Robert Van Pelt has a long professional history working in forests, and the content of Forest Giants stretches no words. It shoots straight from the hip, and is very interesting for those who enjoy Pacific coast conifers.
Image: the photo is Sir Isaac Newton, taken 2009. This is one of the large coast redwoods in Forest Giants of the Pacific Coast. The burl weighs over 20 tons.
Forest Giants is not a story, but it's not like a text book either. It's an excellent collection of nice big photographs of many largest known conifers of the west coast region: California, Oregon, Washington, British Columbia.
Robert Van Pelt is a very good artist and illustrator. Many pages include his drawings along with the photographs, providing a sense of scale. The sketches are exceptional. Possibly for sale, but I understand he may be hard to track down sometimes ... a busy guy.

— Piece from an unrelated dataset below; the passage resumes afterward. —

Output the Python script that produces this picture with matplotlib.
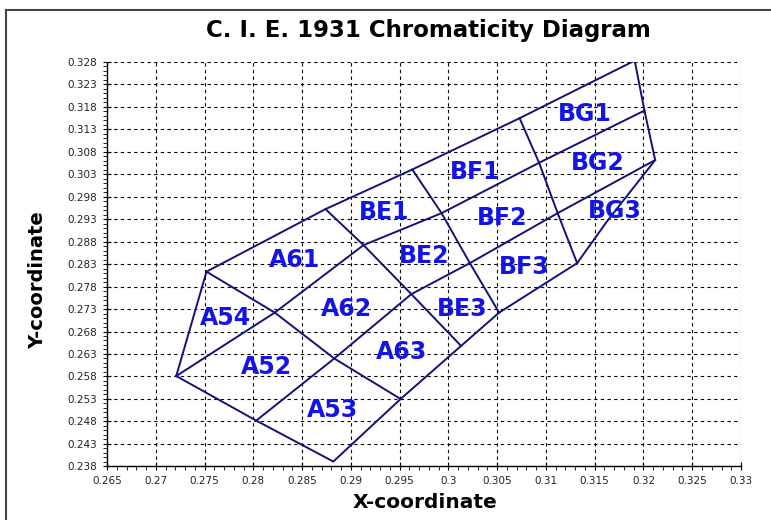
import numpy as np
import matplotlib
matplotlib.use('Agg')
import matplotlib.pyplot as plt
from matplotlib.lines import Line2D
from matplotlib.ticker import MultipleLocator

# outer boundary of all bins
outline_x = [0.2721, 0.2752, 0.2874, 0.2963, 0.3073, 0.3191, 0.3201, 0.3212,
             0.3163, 0.3132, 0.3052, 0.3013, 0.2951, 0.2882, 0.2803, 0.2721]
outline_y = [0.2581, 0.2813, 0.2952, 0.3040, 0.3154, 0.3282, 0.3171, 0.3061,
             0.2926, 0.2832, 0.2722, 0.2648, 0.2530, 0.2391, 0.2482, 0.2581]

# row dividers (1|2 and 2|3)
row1_x = [0.2721, 0.2822, 0.2913, 0.2993, 0.3093, 0.3201]
row1_y = [0.2581, 0.2722, 0.2872, 0.2943, 0.3055, 0.3171]
row2_x = [0.2803, 0.2883, 0.2962, 0.3022, 0.3112, 0.3212]
row2_y = [0.2482, 0.2620, 0.2763, 0.2832, 0.2943, 0.3061]

# column dividers
col_a5_x = [0.2752, 0.2822, 0.2883, 0.2951]
col_a5_y = [0.2813, 0.2722, 0.2620, 0.2530]
col_a6_x = [0.2874, 0.2913, 0.2962, 0.3013]
col_a6_y = [0.2952, 0.2872, 0.2763, 0.2648]
col_be_x = [0.2963, 0.2993, 0.3022, 0.3052]
col_be_y = [0.3040, 0.2943, 0.2832, 0.2722]
col_bf_x = [0.3073, 0.3093, 0.3112, 0.3132]
col_bf_y = [0.3154, 0.3055, 0.2943, 0.2832]

bin_names = ['BG1', 'BG2', 'BG3', 'BF1', 'BF2', 'BF3', 'BE1', 'BE2', 'BE3',
             'A61', 'A62', 'A63', 'A54', 'A52', 'A53']
label_x = [0.3140, 0.3153, 0.3171, 0.3027, 0.3055, 0.3078, 0.2934, 0.2975, 0.3014,
           0.2842, 0.2895, 0.2952, 0.2771, 0.2813, 0.2881]
label_y = [0.3164, 0.3055, 0.2947, 0.3035, 0.2933, 0.2823, 0.2946, 0.2848, 0.2731,
           0.2838, 0.2730, 0.2634, 0.2710, 0.2601, 0.2505]

x_ticks = np.arange(0.265, 0.3301, 0.005)
y_ticks = np.arange(0.238, 0.3281, 0.005)

line_col = '#12127a'
text_col = '#1414e6'

fig = plt.figure(figsize=(7.71, 5.2), dpi=100)
ax = fig.add_axes([0.1388, 0.1029, 0.8223, 0.7788])

lines = [(outline_x, outline_y), (row1_x, row1_y), (row2_x, row2_y),
         (col_a5_x, col_a5_y), (col_a6_x, col_a6_y),
         (col_be_x, col_be_y), (col_bf_x, col_bf_y)]
for xs, ys in lines:
    ax.plot(xs, ys, color=line_col, lw=1.4, solid_joinstyle='miter')

for name, lx, ly in zip(bin_names, label_x, label_y):
    ax.text(lx, ly, name, color=text_col, fontsize=17, fontweight='bold',
            ha='center', va='center')

ax.set_xlim(0.265, 0.33)
ax.set_ylim(0.238, 0.328)
ax.set_xticks(x_ticks)
ax.set_yticks(y_ticks)
ax.set_xticklabels(['%g' % round(v, 3) for v in x_ticks])
ax.set_yticklabels(['%.3f' % v for v in y_ticks])
ax.xaxis.set_minor_locator(MultipleLocator(0.001))
ax.yaxis.set_minor_locator(MultipleLocator(0.001))
ax.tick_params(which='major', direction='inout', length=6, width=0.8,
               labelsize=7.5, labelcolor='#222222', pad=4)
ax.tick_params(which='minor', direction='out', length=3, width=0.6)

ax.grid(True, which='major', color='black', ls=(0, (3, 3)), lw=0.8)
for s in ['top', 'right']:
    ax.spines[s].set_visible(False)
for s in ['left', 'bottom']:
    ax.spines[s].set_linewidth(1.0)

fig.text(0.555, 0.942, 'C. I. E. 1931 Chromaticity Diagram', ha='center',
         va='center', fontsize=16.5, fontweight='heavy')
fig.text(0.551, 0.033, 'X-coordinate', ha='center', va='center',
         fontsize=14.5, fontweight='heavy')
fig.text(0.049, 0.462, 'Y-coordinate', ha='center', va='center',
         rotation=90, fontsize=14, fontweight='heavy')

# frame of the original window
fig.add_artist(Line2D([0.008, 0.008], [0.0, 0.981], color='#444444', lw=1.5))
fig.add_artist(Line2D([0.008, 1.0], [0.981, 0.981], color='#444444', lw=1.5))

fig.savefig('out.png', dpi=100)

There is a lot more than just photos. Van Pelt provides a lot of information about climate, habitat and characteristics of the different species. And a fairly thorough explanation is offered about how to measure trunk diameters and height.
Robert Van Pelt is mentioned in The Wild Trees, and was interviewed by Richard Preston. Van Pelt is basically a colleague or associate of Sillett and Antoinne, characters of Preston's book.